Glancing through the latest edition of New York Magazine, I was struck by the effortlessness and fluid charm with which the food critic reviewed new eating establishments in the city. You can read it here. Getting jealous, I compared that effortlessness with the more “serious” forms of expression that characterize academic writing, especially in the fields dear to me: Jewish philosophy, continental theory, and religion.
Yeah, yeah, I know that “we” are supposed to deal with the complex things that matter most, epistemology and ontology and ethics, and beauty, not unimportant things like “merely” agreeable things, the visceral act of liking, let’s say, this wine over that one, acts that are purely subjective, and without any claim to universal norms. That’s what Kant wrote in the Critique of Judgment. But who’s kidding whom? Sure, I wish I could think like Kant. But I also wish I could write more like the writer of that food column in New York Magazine. This all brings brings me back to the article by Zadie Smith about which I commented briefly a couple of days ago regarding the sudden and gradual acts of re-orientation that has everything to do with that all important thing called taste regarding non-normative things like Joni Mitchell or, in Kant’s case, canary-wine.
I wish we academics, especially those of us in Jewish philosophy and continental theory, could do things with less effort and more charm. Nietzsche did it almost always, and even Kant and Hegel could do it, usually when they wrote about art and aesthetics. But what about the rest of us? One should be able to write about religion, or Judaism, or philosophy with a lighter hand and softer touch.
Consider in the same issue of New York Magazine the article about the double consciousness of black orthodox Jews, consisting of very short snippets of interview accompanying the photographs shot by Wayne Lawrence, a Brooklyn-based documentary photographer whose website is definitely worth a look. Or the article about Beck with a very casual, almost natural nod to the Scientology with which he has been involved.
I like the something glancing about the way the photographs complement the more “simple” re-presentations of religious devotion. About Scientology, Beck comments how it was just something that he was always around growing up, how it offers a way “to [get] you through.” For Zehava Bracha Arky, a convert to Judaism, Shabbat and synagogue struck her as “so interesting and deep,” and for Joseph David Savoy, Judaism offered structure, and focus, and order, and peace.
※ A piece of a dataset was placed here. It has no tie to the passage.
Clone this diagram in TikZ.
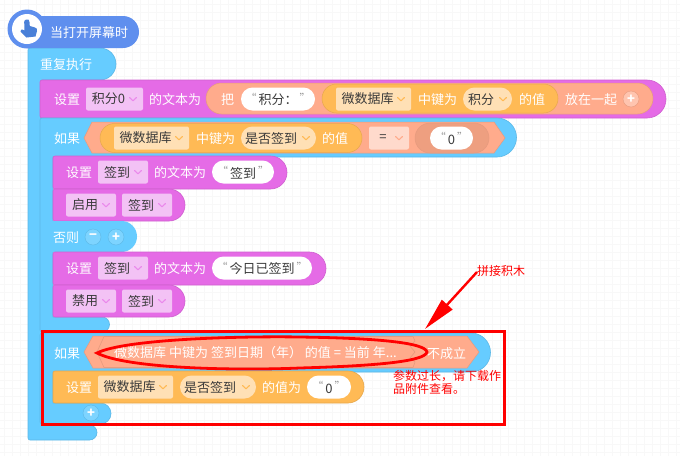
\documentclass[tikz,border=0pt]{standalone}
\usepackage{fontspec}
\setmainfont{Noto Sans CJK SC}
\usetikzlibrary{arrows.meta,shapes.misc}
\definecolor{hatblue}{HTML}{5F8FEE}
\definecolor{handblue}{HTML}{4A80D8}
\definecolor{ctl}{HTML}{66CCFF}
\definecolor{ctledge}{HTML}{5CB8E6}
\definecolor{pnk}{HTML}{E56BE6}
\definecolor{pnkedge}{HTML}{CF60CF}
\definecolor{pnklt}{HTML}{F3C2F5}
\definecolor{org}{HTML}{FFBA55}
\definecolor{orgedge}{HTML}{E6A84D}
\definecolor{orglt}{HTML}{FFE0B5}
\definecolor{sal}{HTML}{FFAB8C}
\definecolor{saledge}{HTML}{E69A7E}
\definecolor{sallt}{HTML}{FFDACC}
\definecolor{saldk}{HTML}{EE9F80}
\definecolor{txt}{HTML}{3A3A3A}
\definecolor{quot}{HTML}{999999}
\definecolor{gridc}{HTML}{F8F8F8}
\tikzset{
  wt/.style={text=white,font=\fontsize{13}{13}\selectfont,anchor=west,inner sep=0pt},
  dk/.style={text=txt,font=\fontsize{13}{13}\selectfont,anchor=center,inner sep=0pt},
  rednote/.style={text=red,font=\fontsize{12}{13}\selectfont,anchor=west,inner sep=0pt,align=left},
  roundbox/.style={rounded rectangle,inner sep=0pt,outer sep=0pt},
  squarebox/.style={rectangle,rounded corners=2pt,inner sep=0pt,outer sep=0pt},
  plusbtn/.style={circle,minimum size=16pt,inner sep=0pt,text=white,font=\bfseries\fontsize{13}{13}\selectfont},
  cap/.style={start angle=-90,end angle=90,radius=#1},
}
% block with flat left side and round right end: x1 y1 x2 y2 fill edge radius
\newcommand{\blk}[7]{%
  \draw[fill=#5,draw=#6,line width=.6pt] (#1+2,#2) -- (#3-#7,#2) arc[cap=#7] -- (#1+2,#4) arc[start angle=90,end angle=180,radius=2] -- (#1,#2+2) arc[start angle=180,end angle=270,radius=2] -- cycle;}
\newcommand{\dd}[6]{% name x1 x2 yc fill text (square dropdown)
  \node[squarebox,fill=#5,minimum width=#3*1pt-#2*1pt,minimum height=23pt] (#1) at ({(#2+#3)/2},#4) {};
  \node[dk] (#1t) at ({(#2+#3)/2-6},#4) {#6};}
\newcommand{\chev}[3]{% x yc colour
  \draw[#3,line width=1.1pt,line cap=round,line join=round] (#1-3.5,#2-1.5) -- (#1,#2+1.8) -- (#1+3.5,#2-1.5);}
\newcommand{\qq}[1]{{\color{quot}\raisebox{2.5pt}{\fontsize{11}{11}\selectfont “}}\hspace{2pt}#1\hspace{2pt}{\color{quot}\raisebox{2.5pt}{\fontsize{11}{11}\selectfont ”}}}
\begin{document}
\begin{tikzpicture}[x=1pt,y=-1pt]
\useasboundingbox (0,0) rectangle (680,456);
\fill[white] (0,0) rectangle (680,456);
\foreach \gx in {4,12,...,680} \draw[gridc,line width=.7pt] (\gx,0) -- (\gx,456);
\foreach \gy in {4,12,...,456} \draw[gridc,line width=.7pt] (0,\gy) -- (680,\gy);

% forever C block
\draw[fill=ctl,draw=ctledge,line width=.6pt] (30,48) -- (100,48) arc[cap=16] -- (42,80) -- (42,425) -- (89.5,425) arc[cap=7.5] -- (30,440) arc[start angle=90,end angle=180,radius=2] -- (28,50) arc[start angle=180,end angle=270,radius=2] -- cycle;
% hat block
\fill[hatblue] (27,29) circle[radius=19.5];
\fill[hatblue] (27,16) -- (123,16) arc[cap=16] -- (27,48) -- cycle;
\fill[white] (27,29) circle[radius=15];
\fill[handblue] (26.5,19.5) .. controls (28.5,19) and (29.5,20) .. (29.5,22) -- (29.8,26) -- (35,27.5) .. controls (37,28) and (37.5,29.5) .. (37,31) -- (35.5,36.5) -- (26.5,37.5) -- (20.5,31.5) .. controls (20,29.5) and (22,29) .. (24.5,30.5) -- (24.2,22) .. controls (24.2,20.5) and (25,19.7) .. (26.5,19.5) -- cycle;
\node[wt] (hatlabel) at (50,33) {当打开屏幕时};
\node[wt] (foreverlabel) at (40,65) {重复执行};

% set score text
\blk{40}{80}{666}{118}{pnk}{pnkedge}{19}
\node[wt] (s1a) at (54,99.5) {设置};
\dd{s1b}{86}{143}{99}{pnklt}{积分0}
\chev{133}{99}{pnk!80}
\node[wt] (s1c) at (149,99.5) {的文本为};
\node[roundbox,fill=sal,draw=saledge,line width=.5pt,minimum width=447pt,minimum height=31pt] (s1join) at (429.5,98.5) {};
\node[wt] (s1d) at (221,99.5) {把};
\node[roundbox,fill=white,minimum width=74pt,minimum height=23pt] (s1ebg) at (278,99) {};
\node[dk] (s1et) at (278,99.5) {\qq{积分：}};
\node[roundbox,fill=org,draw=orgedge,line width=.5pt,minimum width=236pt,minimum height=29pt] (s1g) at (440,98.5) {};
\dd{s1h}{336}{411}{99}{orglt}{微数据库}
\chev{401}{99}{org}
\node[wt] (s1i) at (418,99.5) {中键为};
\node[roundbox,fill=orglt,minimum width=49pt,minimum height=23pt] (s1j) at (487.5,99) {};
\node[dk] (s1jt) at (481,99.5) {积分};
\chev{503}{99}{org}
\node[wt] (s1k) at (519,99.5) {的值};
\node[wt] (s1l) at (565,99.5) {放在一起};
\node[plusbtn,fill=white!30!sal,draw=saledge,line width=.4pt] (s1p) at (631,99) {+};

% if 1
\draw[fill=ctl,draw=ctledge,line width=.6pt] (42,118) -- (497,118) arc[cap=19.5] -- (53,157) -- (53,317) -- (102,317) arc[cap=7.5] -- (42,332) arc[start angle=90,end angle=180,radius=2] -- (40,120) arc[start angle=180,end angle=270,radius=2] -- cycle;
\draw[fill=sal,draw=saledge,line width=.5pt] (84,138) -- (92,122) -- (494,122) -- (505,138) -- (494,153) -- (92,153) -- cycle;
\node[wt] (i1a) at (54,138.5) {如果};
\node[roundbox,fill=org,draw=orgedge,line width=.5pt,minimum width=262pt,minimum height=29pt] (i1b) at (231,138) {};
\dd{i1c}{114}{189}{138}{orglt}{微数据库}
\chev{179}{138}{org}
\node[wt] (i1d) at (196,138.5) {中键为};
\node[roundbox,fill=orglt,minimum width=75pt,minimum height=23pt] (i1e) at (278.5,138) {};
\node[dk] (i1et) at (271,138.5) {是否签到};
\chev{306}{138}{org}
\node[wt] (i1f) at (322,138.5) {的值};
\dd{i1g}{369}{409}{138}{sallt}{=}
\chev{399}{138}{sal}
\node[roundbox,fill=saldk,draw=saledge,line width=.5pt,minimum width=74pt,minimum height=30pt] (i1h) at (452,138) {};
\node[roundbox,fill=white,minimum width=43pt,minimum height=23pt] (i1i) at (451.5,138) {};
\node[dk] (i1it) at (451.5,138.5) {\qq{0}};

% then
\blk{53}{156}{287}{189}{pnk}{pnkedge}{16.5}
\node[wt] (s2a) at (66,172.5) {设置};
\dd{s2b}{98}{148}{172}{pnklt}{签到}
\chev{138}{172}{pnk!80}
\node[wt] (s2c) at (154,172.5) {的文本为};
\node[roundbox,fill=white,minimum width=62pt,minimum height=23pt] (s2d) at (243,172) {};
\node[dk] (s2dt) at (243,172.5) {\qq{签到}};

\blk{53}{189}{185}{221}{pnk}{pnkedge}{16}
\dd{s3a}{66}{116}{205}{pnklt}{启用}
\chev{106}{205}{pnk!80}
\dd{s3b}{122}{172}{205}{pnklt}{签到}
\chev{162}{205}{pnk!80}

% else
\draw[fill=ctl,draw=none] (41,221) -- (121.5,221) arc[cap=15.5] -- (41,252) -- cycle;
\node[wt] (e1) at (53,237.5) {否则};
\node[plusbtn,fill=ctl!85!white,draw=ctledge,line width=.4pt] (em) at (93,237) {−};
\node[plusbtn,fill=ctl!85!white,draw=ctledge,line width=.4pt] (ep) at (116,237) {+};

\blk{53}{252}{326}{285}{pnk}{pnkedge}{16.5}
\node[wt] (s4a) at (66,268.5) {设置};
\dd{s4b}{98}{148}{268}{pnklt}{签到}
\chev{138}{268}{pnk!80}
\node[wt] (s4c) at (154,268.5) {的文本为};
\node[roundbox,fill=white,minimum width=100pt,minimum height=23pt] (s4d) at (262,268) {};
\node[dk] (s4dt) at (262,268.5) {\qq{今日已签到}};

\blk{53}{285}{185}{317}{pnk}{pnkedge}{16}
\dd{s5a}{66}{116}{301}{pnklt}{禁用}
\chev{106}{301}{pnk!80}
\dd{s5b}{122}{172}{301}{pnklt}{签到}
\chev{162}{301}{pnk!80}

% if 2
\draw[fill=ctl,draw=ctledge,line width=.6pt] (42,333) -- (471,333) arc[cap=19.5] -- (53,372) -- (53,403) -- (100.5,403) arc[cap=10.5] -- (42,424) arc[start angle=90,end angle=180,radius=2] -- (40,335) arc[start angle=180,end angle=270,radius=2] -- cycle;
\draw[fill=sal,draw=saledge,line width=.5pt] (84,352) -- (93,336) -- (467,336) -- (479,352) -- (467,368) -- (93,368) -- cycle;
\draw[saledge,line width=.6pt] (413,336.5) -- (104,336.5) -- (97,352) -- (104,367.5) -- (413,367.5) -- (415,362) -- (410,358) -- (415,352) -- (410,346) -- (415,341) -- cycle;
\node[wt] (i2a) at (54,353.5) {如果};
\node[wt] (i2b) at (114,352.5) {微数据库 中键为 签到日期（年） 的值 = 当前 年...};
\node[wt] (i2c) at (427,353.5) {不成立};

\blk{53}{371}{364}{403}{org}{orgedge}{16}
\node[wt] (s6a) at (66,387.5) {设置};
\dd{s6b}{98}{173}{387}{orglt}{微数据库}
\chev{163}{387}{org}
\node[roundbox,fill=orglt,minimum width=76pt,minimum height=23pt] (s6c) at (218,387) {};
\node[dk] (s6ct) at (210,387.5) {是否签到};
\chev{246}{387}{org}
\node[wt] (s6d) at (262,387.5) {的值为};
\node[roundbox,fill=white,minimum width=44pt,minimum height=23pt] (s6e) at (329,387) {};
\node[dk] (s6et) at (329,387.5) {\qq{0}};
\node[plusbtn,fill=ctl!85!white,draw=ctledge,line width=.4pt] (i2p) at (91,413) {+};

% red annotations
\node[draw=red,line width=3pt,minimum width=462pt,minimum height=93pt,inner sep=0pt] (redbox) at (273.5,377.5) {};
\draw[red,line width=2.8pt] (97,353) .. controls (125,339) and (240,336) .. (300,337) .. controls (370,338) and (425,342) .. (427,352) .. controls (425,362) and (370,366) .. (300,368) .. controls (230,371) and (125,368) .. (97,353) -- cycle;
\node[rednote] (tiplabel) at (477,271) {拼接积木};
\node[rednote] (toolong) at (393,382.5) {参数过长，请下载作\\品附件查看。};
\coordinate (arrowstart) at (477,272);
\coordinate (arrowend) at (425,329);
\draw[red,line width=2.4pt,-{Triangle[length=33pt,width=14pt]}] (arrowstart) -- (arrowend);
\end{tikzpicture}
\end{document}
So no, this isn’t Kierkegaard, and yes, academics are trained to suspect first person accounts provided by non-academics. But these admissions are straightforward and easy. And while I don’t think these kinds of accounts or the way they get presented in a popular magazine are the end of the story, it could just be that more simple formats represent the beginning of wisdom about these kinds of things.
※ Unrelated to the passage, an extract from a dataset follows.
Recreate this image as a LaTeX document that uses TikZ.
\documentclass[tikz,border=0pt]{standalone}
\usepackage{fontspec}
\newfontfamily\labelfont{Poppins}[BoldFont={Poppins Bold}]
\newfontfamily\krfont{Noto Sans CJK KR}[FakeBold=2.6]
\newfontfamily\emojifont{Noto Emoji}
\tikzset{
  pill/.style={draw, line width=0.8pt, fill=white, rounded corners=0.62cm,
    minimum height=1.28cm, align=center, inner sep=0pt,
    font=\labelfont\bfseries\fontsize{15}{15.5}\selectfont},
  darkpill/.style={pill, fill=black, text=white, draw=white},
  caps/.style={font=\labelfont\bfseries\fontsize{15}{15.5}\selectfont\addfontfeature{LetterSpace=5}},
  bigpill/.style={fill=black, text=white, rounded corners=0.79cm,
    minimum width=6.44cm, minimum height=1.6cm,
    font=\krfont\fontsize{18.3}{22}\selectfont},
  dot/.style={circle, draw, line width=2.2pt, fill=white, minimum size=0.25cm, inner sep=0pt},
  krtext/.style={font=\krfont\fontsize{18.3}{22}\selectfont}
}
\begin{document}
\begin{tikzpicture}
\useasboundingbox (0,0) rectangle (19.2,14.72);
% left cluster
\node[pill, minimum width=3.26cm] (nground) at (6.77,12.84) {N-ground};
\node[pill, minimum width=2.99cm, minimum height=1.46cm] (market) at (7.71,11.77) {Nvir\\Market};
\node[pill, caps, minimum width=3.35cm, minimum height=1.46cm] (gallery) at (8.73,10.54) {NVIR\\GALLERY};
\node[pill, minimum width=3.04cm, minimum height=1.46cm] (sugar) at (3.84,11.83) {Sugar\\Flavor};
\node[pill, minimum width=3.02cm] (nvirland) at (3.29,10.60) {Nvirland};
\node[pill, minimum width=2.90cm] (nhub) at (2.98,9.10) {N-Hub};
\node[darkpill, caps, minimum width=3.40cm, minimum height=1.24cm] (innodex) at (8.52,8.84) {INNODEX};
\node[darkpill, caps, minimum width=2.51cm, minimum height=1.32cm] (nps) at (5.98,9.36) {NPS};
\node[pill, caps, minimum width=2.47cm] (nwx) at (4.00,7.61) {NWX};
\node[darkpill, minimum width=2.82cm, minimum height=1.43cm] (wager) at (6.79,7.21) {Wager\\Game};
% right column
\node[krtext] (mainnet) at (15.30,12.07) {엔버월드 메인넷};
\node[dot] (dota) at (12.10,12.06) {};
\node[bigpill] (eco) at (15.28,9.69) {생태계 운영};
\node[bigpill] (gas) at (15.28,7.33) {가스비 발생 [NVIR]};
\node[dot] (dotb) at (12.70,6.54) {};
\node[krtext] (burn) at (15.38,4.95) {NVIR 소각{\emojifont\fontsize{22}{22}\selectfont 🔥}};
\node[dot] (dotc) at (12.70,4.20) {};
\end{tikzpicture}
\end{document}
New York Magazine presents religion to its readers. The style in these pages is mid-brow and idiosyncratic. Then you can find a place to eat, which should, of course, matter more to most readers of this particular magazine then, let’s say, religion. What I find interesting is how, in these pages, religion, music, photography, eating, and urban life are brought into a kind of loose relations that might often elude a lot, not all, but a lot of academic writing and criticism about religion, secularism, and Judaism –especially in more philosophical, theoretical, and critical forms.